Emma ran off ahead of us down the sidewalk corridor that joins the classrooms at her Florida elementary.  Jared and I are still in awe of the strip mall design of their school, but at that moment I was most amazed at her long legs and how confidently they carried her down the path ahead of me.

She knew where she was going.

It’s a strange thing the first time you realize that your child knows places and routines and rules and whole entire worlds that you did not teach them.  It’s stranger still how much more capable they seem to be outside of their own home.  She can remember exactly how to get to the outdoor PE area and where to stand when she gets there, but she cannot possibly be expected to remember to slide her dresser drawer shut after she’s retrieved a new pair of socks.  And yet there she is, socks on her feet and shoes on her socks, bounding down the sidewalk during her first kindergarten open house to show me where she takes music class.

Devin, of course, is annoyed.  She’s going too fast and should wait for the rest of us to keep up.  He responds with a heavy sigh when I insist that his sister is fine and remind him that tonight is about her and tomorrow will be about him.

“She’s excited,” I tell him.

He turns his head so that I don’t see him roll his eyes.

“Here it is!” Emma waves her arms at an orange double door with a large black music note painted across the seam.

Jared and I exchange smiles.  ”OK, OK,” we nod and smile some more as she heaves open the large metal door.

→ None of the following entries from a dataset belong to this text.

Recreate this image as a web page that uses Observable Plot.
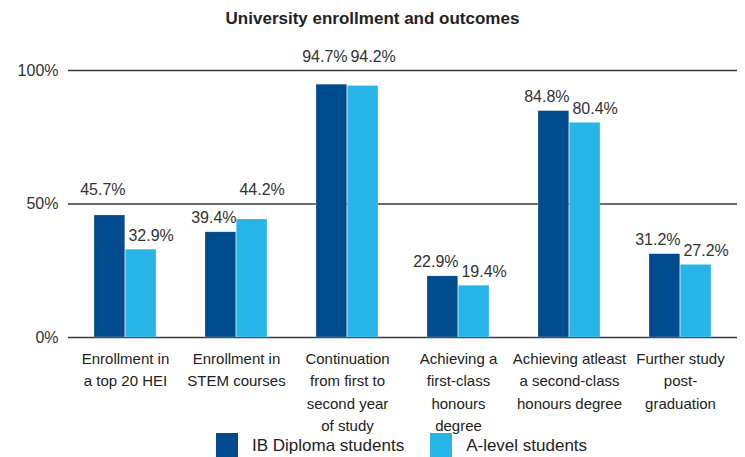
<!DOCTYPE html>
<html>
<head>
<meta charset="utf-8">
<script src="https://cdn.jsdelivr.net/npm/d3@7"></script>
<script src="https://cdn.jsdelivr.net/npm/@observablehq/plot@0.6"></script>
<style>
  body { margin: 0; background: #fff; font-family: "Liberation Sans", Arial, sans-serif; }
  #wrap { position: relative; width: 745px; height: 457px; overflow: hidden; }
  #title { position: absolute; top: 9px; left: 0; width: 745px; text-align: center; font-weight: bold; font-size: 17px; color: #222; }
  #chart { position: absolute; top: 0; left: 0; }
  #legend { position: absolute; top: 433px; left: 216px; display: flex; align-items: center; font-size: 17px; color: #222; }
  .sw { width: 22px; height: 26px; display: inline-block; margin-right: 14px; }
  .item { display: flex; align-items: center; margin-right: 26px; }
</style>
</head>
<body>
<div id="wrap">
  <div id="chart"></div>
  <div id="title"></div>
  <div id="legend"></div>
</div>
<script>
const title = "University enrollment and outcomes";
const categories = [
  "Enrollment in\na top 20 HEI",
  "Enrollment in\nSTEM courses",
  "Continuation\nfrom first to\nsecond year\nof study",
  "Achieving a\nfirst-class\nhonours\ndegree",
  "Achieving atleast\na second-class\nhonours degree",
  "Further study\npost-\ngraduation"
];
const seriesNames = ["IB Diploma students", "A-level students"];
const ibValues = [45.7, 39.4, 94.7, 22.9, 84.8, 31.2];
const aLevelValues = [32.9, 44.2, 94.2, 19.4, 80.4, 27.2];
const yTicks = [0, 50, 100];
const colors = ["#004b8d", "#27b5e8"];

const rows = [];
categories.forEach((c, i) => {
  rows.push({cat: c, series: seriesNames[0], value: ibValues[i], idx: 0});
  rows.push({cat: c, series: seriesNames[1], value: aLevelValues[i], idx: 1});
});

const W = 745, H = 457, mL = 68, mR = 8;
const pIn = 0.44;
const step = (W - mL - mR) / categories.length;
const bw = step * (1 - pIn);
const half = bw / 2;

// label placement: lift labels that would collide with a gridline above it
const labelY = v => {
  for (const t of yTicks) if (v < t && v > t - 9) return t;
  return v;
};

const plot = Plot.plot({
  width: W,
  height: H,
  marginLeft: mL,
  marginRight: mR,
  marginTop: 70,
  marginBottom: 120,
  style: {fontFamily: "Liberation Sans, Arial, sans-serif", color: "#333", background: "transparent"},
  x: {domain: categories, paddingInner: pIn, paddingOuter: pIn / 2, axis: null},
  y: {domain: [0, 100], ticks: yTicks, tickSize: 0, tickPadding: 10, tickFormat: d => d + "%", label: null},
  color: {domain: seriesNames, range: colors},
  marks: [
    Plot.ruleY(yTicks, {stroke: "#3a3a3a", strokeWidth: 1.5}),
    Plot.barY(rows.filter(d => d.idx === 0), {x: "cat", y: "value", fill: "series", insetRight: half, stroke: "#ffffff", strokeOpacity: 0.4, strokeWidth: 0.6}),
    Plot.barY(rows.filter(d => d.idx === 1), {x: "cat", y: "value", fill: "series", insetLeft: half, stroke: "#ffffff", strokeOpacity: 0.4, strokeWidth: 0.6}),
    Plot.text(rows.filter(d => d.idx === 0), {x: "cat", y: d => labelY(d.value), text: d => d.value.toFixed(1) + "%", dx: -half / 2 - 7, dy: -14, fontSize: 16, fill: "#333"}),
    Plot.text(rows.filter(d => d.idx === 1), {x: "cat", y: d => labelY(d.value), text: d => d.value.toFixed(1) + "%", dx: half / 2 + 10, dy: -14, fontSize: 16, fill: "#333"}),
    Plot.text(categories, {x: d => d, y: () => 0, text: d => d, lineAnchor: "top", dy: 11, lineHeight: 1.48, fontSize: 15, fill: "#222"})
  ]
});
plot.querySelectorAll("g[aria-label='y-axis tick label']").forEach(e => e.setAttribute("font-size", 16));
document.getElementById("chart").appendChild(plot);
document.getElementById("title").textContent = title;

const leg = document.getElementById("legend");
seriesNames.forEach((s, i) => {
  const it = document.createElement("div");
  it.className = "item";
  const sw = document.createElement("span");
  sw.className = "sw";
  sw.style.background = colors[i];
  it.appendChild(sw);
  it.appendChild(document.createTextNode(s));
  leg.appendChild(it);
});
</script>
</body>
</html>
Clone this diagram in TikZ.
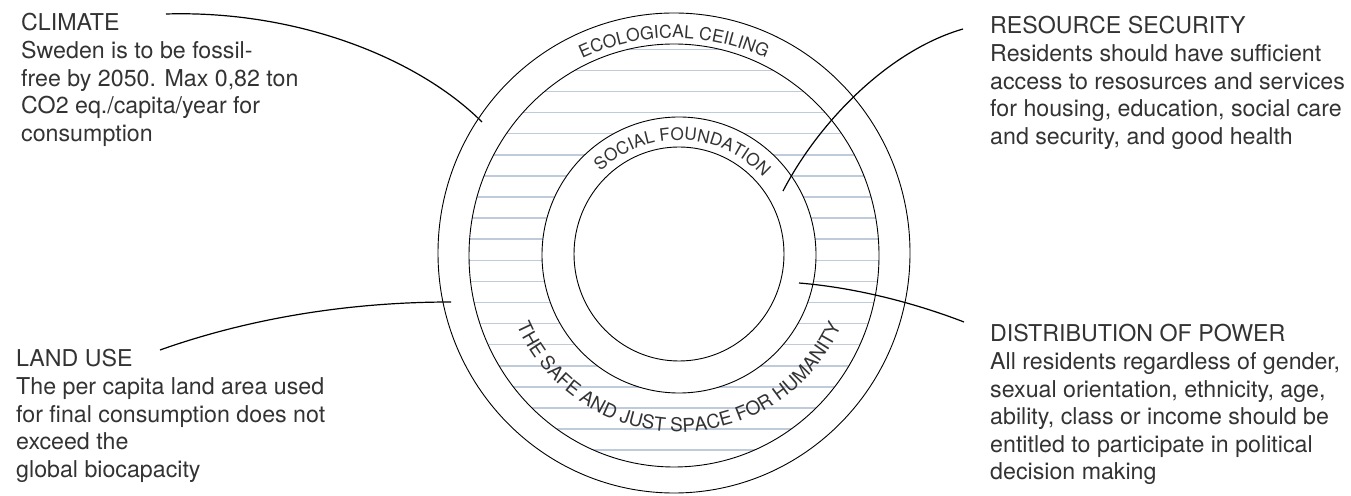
\documentclass[tikz,border=0pt]{standalone}
\usepackage{fontspec}
\setmainfont{TeX Gyre Heros}
\usetikzlibrary{decorations.text}
\definecolor{txt}{HTML}{333333}
\definecolor{hatchc}{HTML}{BFCADB}
\tikzset{
  ring/.style={draw=black, line width=0.9pt},
  hatchline/.style={draw=hatchc, line width=1.5pt},
  connector/.style={draw=black, line width=1.2pt},
  blocklabel/.style={anchor=base west, inner sep=0pt, text=txt, font=\fontsize{23.2}{27.6}\selectfont},
}
\newcommand{\blocktext}[1]{\parbox[t]{14cm}{\raggedright #1}}
\begin{document}
\begin{tikzpicture}[x=1pt,y=1pt]
\useasboundingbox (0,0) rectangle (1351,495);
% hatched band
\begin{scope}[even odd rule]
  \clip (674,239.5) ellipse [x radius=205pt, y radius=211.5pt]
        (679,240) ellipse [x radius=137pt, y radius=138pt];
  \foreach \k in {0,...,19}
    \draw[hatchline] (440,{445.7-21.1*\k}) -- (910,{445.7-21.1*\k});
\end{scope}
% rings
\draw[ring] (674,242) ellipse [x radius=236pt, y radius=240pt];
\draw[ring] (674,239.5) ellipse [x radius=205pt, y radius=211.5pt];
\draw[ring] (679,240) ellipse [x radius=137pt, y radius=138pt];
\draw[ring] (679,241) ellipse [x radius=105pt, y radius=107pt];
% curved labels
\path[decorate, decoration={text along path, text align=center,
  text={|\fontsize{17.6}{17.6}\selectfont\color{txt}|ECOLOGICAL CEILING}}]
  (674,241) ++(160:216pt) arc[start angle=160, end angle=20, radius=216pt];
\path[decorate, decoration={text along path, text align=center,
  text={|\fontsize{17.2}{17.2}\selectfont\color{txt}|SOCIAL FOUNDATION}}]
  (679,241) ++(178:114pt) arc[start angle=178, end angle=-2, radius=114pt];
\path[decorate, decoration={text along path, text align=center,
  text={|\fontsize{19}{19}\selectfont\color{txt}|THE SAFE AND JUST SPACE FOR HUMANITY}}]
  (679,240) ++(190:177pt) arc[start angle=190, end angle=350, radius=177pt];
% text blocks
\node[blocklabel] (climate) at (21,464) {\blocktext{CLIMATE\\Sweden is to be fossil-\\free by 2050. Max 0,82 ton\\CO2 eq./capita/year for\\consumption}};
\node[blocklabel] (landuse) at (16,128) {\blocktext{LAND USE\\The per capita land area used\\for final consumption does not\\exceed the\\global biocapacity}};
\node[blocklabel] (resource) at (990,461) {\blocktext{RESOURCE SECURITY\\Residents should have sufficient\\access to resosurces and services\\for housing, education, social care\\and security, and good health}};
\node[blocklabel] (power) at (990,153) {\blocktext{DISTRIBUTION OF POWER\\All residents regardless of gender,\\sexual orientation, ethnicity, age,\\ability, class or income should be\\entitled to participate in political\\decision making}};
% connector ends
\coordinate (climA) at (166,481);
\coordinate (climB) at (482,373);
\coordinate (landA) at (160,145);
\coordinate (landB) at (451,193);
\coordinate (resA) at (963,466);
\coordinate (resB) at (783,304);
\coordinate (powA) at (799,212);
\coordinate (powB) at (964,173);
\draw[connector] (climA) .. controls (300,485) and (420,435) .. (climB);
\draw[connector] (landA) .. controls (250,177) and (350,193) .. (landB);
\draw[connector] (resA) .. controls (890,445) and (820,375) .. (resB);
\draw[connector] (powA) .. controls (860,207) and (920,190) .. (powB);
\end{tikzpicture}
\end{document}
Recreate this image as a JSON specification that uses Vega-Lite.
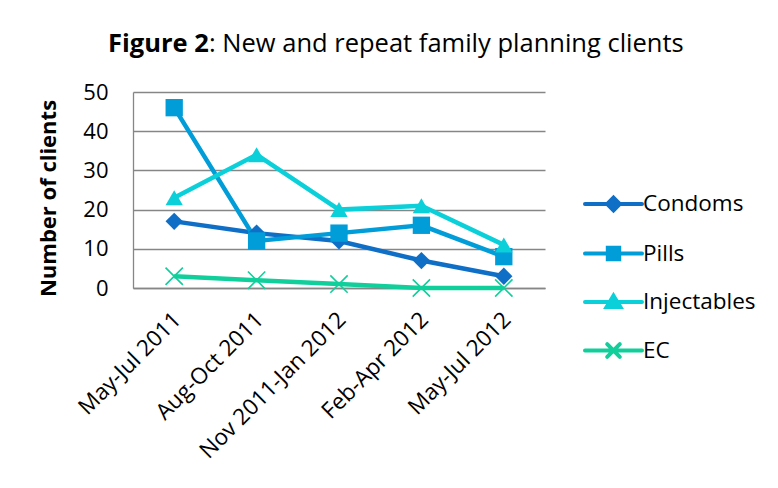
{
  "$schema": "https://vega.github.io/schema/vega-lite/v6.json",
  "width": 412,
  "height": 196,
  "autosize": {"type": "none"},
  "padding": {"left": 133, "top": 92, "right": 233, "bottom": 200},
  "background": "white",
  "title": {
    "text": ": New and repeat family planning clients",
    "subtitle": "Figure 2",
    "anchor": "start",
    "frame": "group",
    "dx": -25,
    "font": "Open Sans",
    "fontSize": 25.5,
    "fontWeight": "normal",
    "color": "black",
    "subtitleFont": "Open Sans",
    "subtitleFontSize": 25.5,
    "subtitleFontWeight": "bold",
    "subtitleColor": "black",
    "subtitlePadding": -25.5,
    "offset": 24,
    "encoding": {"dx": {"value": 76}}
  },
  "config": {
    "font": "Open Sans",
    "view": {"stroke": null},
    "axis": {
      "domainColor": "#868686",
      "domainWidth": 1.3,
      "gridColor": "#868686",
      "gridWidth": 1.3,
      "labelColor": "black",
      "titleColor": "black",
      "ticks": false,
      "tickSize": 0
    }
  },
  "data": {
    "values": [
      {"period": "May-Jul 2011", "method": "Condoms", "clients": 17},
      {"period": "Aug-Oct 2011", "method": "Condoms", "clients": 14},
      {"period": "Nov 2011-Jan 2012", "method": "Condoms", "clients": 12},
      {"period": "Feb-Apr 2012", "method": "Condoms", "clients": 7},
      {"period": "May-Jul 2012", "method": "Condoms", "clients": 3},
      {"period": "May-Jul 2011", "method": "Pills", "clients": 46},
      {"period": "Aug-Oct 2011", "method": "Pills", "clients": 12},
      {"period": "Nov 2011-Jan 2012", "method": "Pills", "clients": 14},
      {"period": "Feb-Apr 2012", "method": "Pills", "clients": 16},
      {"period": "May-Jul 2012", "method": "Pills", "clients": 8},
      {"period": "May-Jul 2011", "method": "Injectables", "clients": 23},
      {"period": "Aug-Oct 2011", "method": "Injectables", "clients": 34},
      {"period": "Nov 2011-Jan 2012", "method": "Injectables", "clients": 20},
      {"period": "Feb-Apr 2012", "method": "Injectables", "clients": 21},
      {"period": "May-Jul 2012", "method": "Injectables", "clients": 11},
      {"period": "May-Jul 2011", "method": "EC", "clients": 3},
      {"period": "Aug-Oct 2011", "method": "EC", "clients": 2},
      {"period": "Nov 2011-Jan 2012", "method": "EC", "clients": 1},
      {"period": "Feb-Apr 2012", "method": "EC", "clients": 0},
      {"period": "May-Jul 2012", "method": "EC", "clients": 0}
    ]
  },
  "encoding": {
    "x": {
      "field": "period",
      "type": "ordinal",
      "sort": ["May-Jul 2011", "Aug-Oct 2011", "Nov 2011-Jan 2012", "Feb-Apr 2012", "May-Jul 2012"],
      "scale": {"padding": 0.5},
      "axis": {
        "title": null,
        "labelAngle": -45,
        "labelAlign": "right",
        "labelBaseline": "top",
        "labelFontSize": 22.5,
        "labelPadding": 20,
        "labelOffset": -5,
        "labelLimit": 0,
        "grid": false
      }
    },
    "y": {
      "field": "clients",
      "type": "quantitative",
      "scale": {"domain": [0, 50]},
      "axis": {
        "values": [0, 10, 20, 30, 40, 50],
        "title": "Number of clients",
        "titleFontSize": 22,
        "titleFontWeight": "bold",
        "titlePadding": 22,
        "titleY": 106,
        "labelFontSize": 22,
        "labelPadding": 25,
        "grid": true
      }
    },
    "color": {
      "field": "method",
      "type": "nominal",
      "scale": {
        "domain": ["Condoms", "Pills", "Injectables", "EC"],
        "range": ["#0F6FC6", "#009DD9", "#0BD0D9", "#10CF9B"]
      }
    }
  },
  "layer": [
    {
      "mark": {"type": "line", "strokeWidth": 4.5},
      "encoding": {
        "color": {
          "field": "method",
          "type": "nominal",
          "legend": {
            "orient": "none",
            "legendX": 450,
            "legendY": 95,
            "title": null,
            "labelFontSize": 22.5,
            "labelColor": "black",
            "labelFont": "Open Sans",
            "symbolSize": 900,
            "labelOffset": 26,
            "rowPadding": 17.5,
            "symbolStrokeWidth": 4,
            "encoding": {
              "symbols": {
                "shape": {"value": {"expr": "datum.value === 'Condoms' ? 'M-1,0L2.8,0M0.9,-0.42L1.32,0L0.9,0.42L0.48,0Z' : datum.value === 'Pills' ? 'M-1,0L2.8,0M0.52,-0.38L1.28,-0.38L1.28,0.38L0.52,0.38Z' : datum.value === 'Injectables' ? 'M-1,0L2.8,0M0.9,-0.42L1.36,0.34L0.44,0.34Z' : 'M-1,0L2.8,0M0.48,-0.42L1.32,0.42M0.48,0.42L1.32,-0.42'"}},
                "fill": {"value": {"expr": "scale('color', datum.value)"}},
                "stroke": {"value": {"expr": "scale('color', datum.value)"}},
                "strokeCap": {"value": "round"}
              }
            }
          }
        }
      }
    },
    {
      "transform": [{"filter": "datum.method !== 'EC'"}],
      "mark": {"type": "point", "filled": true, "opacity": 1, "size": 300},
      "encoding": {
        "color": {"field": "method", "type": "nominal", "legend": null},
        "shape": {
          "field": "method",
          "type": "nominal",
          "legend": null,
          "scale": {
            "domain": ["Condoms", "Pills", "Injectables"],
            "range": ["diamond", "square", "triangle-up"]
          }
        }
      }
    },
    {
      "transform": [{"filter": "datum.method === 'EC'"}],
      "mark": {
        "type": "point",
        "filled": false,
        "opacity": 1,
        "size": 300,
        "strokeWidth": 1.6,
        "shape": "M-1,-1L1,1M-1,1L1,-1"
      },
      "encoding": {
        "color": {"field": "method", "type": "nominal", "legend": null}
      }
    }
  ]
}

“Well hello, Devin!”  A woman with short light hair and wire rimmed glasses greets us – or rather, Devin.  I remember that we’ve been in this room each of the previous two years during open houses, but I can’t for the life of me recall her name.

“We’re here for my sister,” Devin says, a definite hint of my parents are oppressing me in his tone.

She turns her attention down to Emma.  ”Do you want to show your parents where you sit?”  Still beaming, Emma nods and points to the miniature chair closest to the door.  She puts her hands behind her back then, and it’s clear that her grand tour of music class is over.

“I can’t join recorder club,” Devin says to the teacher, and I get the strange sense that they are picking up in the middle of an ongoing conversation.

“Ah,” she looks at me.  I frown and lower my gaze, sufficiently chastised for being a poor chauffeur and inadequate mother.  ”Can’t get a ride?”  I keep my eyes lowered in response.

Devin starts to take up the argument we had at home about recorder club and I remind him that the conversation has been had and any further discussion will take place at home. I make a mental note to strangle him when we’re out of here.

And then.. I don’t know why she said it.  Perhaps it was because she’s clairvoyant and heard my inner memo, or maybe she could just sense that my son and I were not as in tune as she thought we should be.

“Do you know he comes in here to help me every Wednesday morning?”

“I, uh, I… no.  No, I didn’t know that,” I said.

“Yes, last year he came in almost every single day before school.”

I turned to Devin, “what do you do in here?”

“Oh, you know,” she started – although it was obvious that I did not know, “he does his recorder testing, helps other kids, does stuff for me.”

“Really?  Hmm.  That’s so… interesting!” My voice was high and pleasant, but my heart was twisted.

We finished up in the music room a few minutes later and completed our open house tour.  The kids and I climbed back into my car and headed home, and I was haunted by a comment I’d left on Alice Bradley’s blog just a few days earlier.

She had written about the passing of an old mentor of hers, a music teacher, actually.  She wrote, too, about the times when we are disconnected from our children and other adults seem to be even more connected.  She was selfless enough to hope that her own son crossed paths with a mentor the way she had.

Just days before this open house and encounter with the music teacher, I had said

“I want so very much to be my kids’ Lois, and it breaks my heart to know that I might not be.

There have been times when we were struggling as a family and I would talk to Devin’s teacher and she would rave about his wonderful behavior and personality, and I would feel horrible that this other woman appreciated my kid more than I did.”

Not only am I not my son’s Lois – I didn’t even know he had a Lois.

How could I not know this?  I turned the question over and over in my head as we drove home.

I ask him every single night how his day was.  I ask him pointed questions to try to encourage conversation.  What was the best thing that happened to you today?  What was your least favorite part of the day?  What new thing did you learn today?  What do you want to tell me about your day?

Shrug.  Fine.  OK.  Math. I have to run the mile tomorrow.  Yeah, my homework is done.  Another shrug.

Not once did he mention a woman he went to visit every morning or a classroom where he seemed to feel extraordinarily at ease.

I remembered, suddenly, all of the comfortable places that I never shared with my own parents.  I remembered the chorus room where I spent the occasional study hall and the teacher I visited over the summers.  I remembered the way my mom’s face stiffened when I mentioned her name and the one time she’d invoked those visits during an argument.  I remembered all of the times my mom asked how my day was and all of the insignificant details I’d kept to myself.

Except those details aren’t insignificant anymore.  Those details are the day to day nuances of my son’s life and they are shaping who he is and who he will be.  They are the memories he’ll have when he thinks back to this school that is designed like a strip mall, and they are tucked safely away from me in his head.

As I pulled into the driveway, I realized that my child knows places and routines and rules and whole entire worlds that I did not teach him, and it is a very strange thing, indeed.